(TASK PROMPT):
Scan the records below. List lines holding "Clone".

[RECORDED INFORMATION start]

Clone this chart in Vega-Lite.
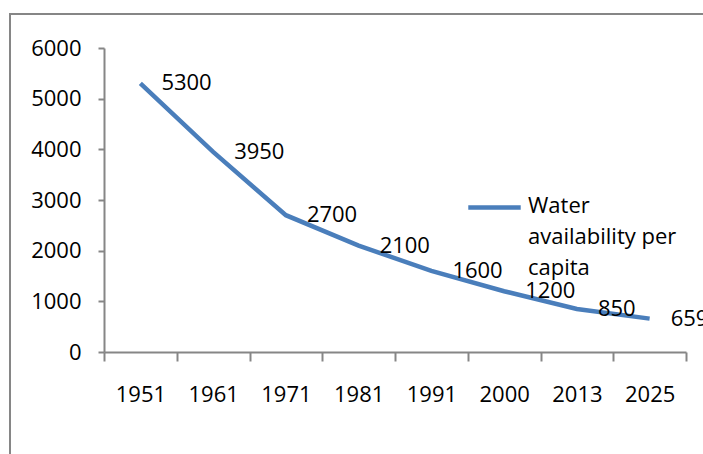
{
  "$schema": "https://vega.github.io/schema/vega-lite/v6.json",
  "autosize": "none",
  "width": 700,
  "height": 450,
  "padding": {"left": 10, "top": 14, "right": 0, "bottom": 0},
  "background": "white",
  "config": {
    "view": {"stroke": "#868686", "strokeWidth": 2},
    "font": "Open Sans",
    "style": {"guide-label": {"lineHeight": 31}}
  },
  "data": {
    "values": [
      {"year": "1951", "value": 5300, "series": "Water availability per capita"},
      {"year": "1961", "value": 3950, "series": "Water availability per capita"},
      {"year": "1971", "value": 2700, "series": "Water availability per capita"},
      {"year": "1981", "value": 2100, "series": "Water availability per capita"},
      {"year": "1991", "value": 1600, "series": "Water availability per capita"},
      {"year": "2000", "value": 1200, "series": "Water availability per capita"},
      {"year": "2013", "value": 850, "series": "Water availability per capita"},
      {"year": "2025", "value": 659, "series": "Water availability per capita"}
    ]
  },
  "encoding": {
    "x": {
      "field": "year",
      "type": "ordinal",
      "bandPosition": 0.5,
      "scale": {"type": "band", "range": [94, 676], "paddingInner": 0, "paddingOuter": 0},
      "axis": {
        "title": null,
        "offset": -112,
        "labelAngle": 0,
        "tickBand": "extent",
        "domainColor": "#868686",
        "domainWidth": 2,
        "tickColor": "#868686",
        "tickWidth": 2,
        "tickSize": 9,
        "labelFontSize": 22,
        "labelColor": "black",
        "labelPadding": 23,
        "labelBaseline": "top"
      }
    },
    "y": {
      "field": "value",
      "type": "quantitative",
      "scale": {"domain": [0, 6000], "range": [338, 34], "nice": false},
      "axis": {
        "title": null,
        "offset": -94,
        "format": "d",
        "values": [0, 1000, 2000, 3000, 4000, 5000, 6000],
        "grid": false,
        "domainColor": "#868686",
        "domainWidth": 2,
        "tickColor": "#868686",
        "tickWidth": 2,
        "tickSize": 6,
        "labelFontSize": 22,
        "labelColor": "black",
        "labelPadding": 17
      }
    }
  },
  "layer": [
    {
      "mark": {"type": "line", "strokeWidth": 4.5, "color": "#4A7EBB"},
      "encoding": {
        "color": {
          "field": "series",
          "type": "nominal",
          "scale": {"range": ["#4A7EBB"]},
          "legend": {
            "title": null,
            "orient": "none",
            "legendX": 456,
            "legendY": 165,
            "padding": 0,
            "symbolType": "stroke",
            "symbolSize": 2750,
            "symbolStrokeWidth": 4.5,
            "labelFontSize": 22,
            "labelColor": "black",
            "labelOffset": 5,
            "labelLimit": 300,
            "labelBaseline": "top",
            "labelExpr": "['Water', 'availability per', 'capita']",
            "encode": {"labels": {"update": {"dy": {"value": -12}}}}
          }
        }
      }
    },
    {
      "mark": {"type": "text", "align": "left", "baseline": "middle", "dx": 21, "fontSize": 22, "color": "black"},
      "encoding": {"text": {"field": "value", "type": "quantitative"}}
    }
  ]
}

[RECORDED INFORMATION end]
[RECORDED INFORMATION start]

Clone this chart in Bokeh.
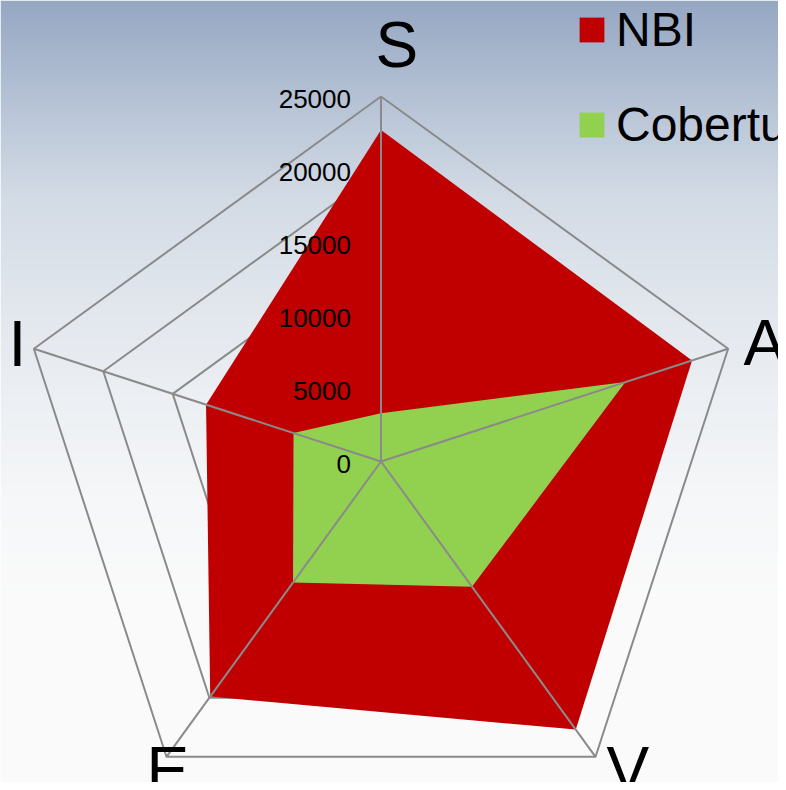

[RECORDED INFORMATION end]

(FINAL RESULT):
Clone this chart in Vega-Lite.
Clone this chart in Bokeh.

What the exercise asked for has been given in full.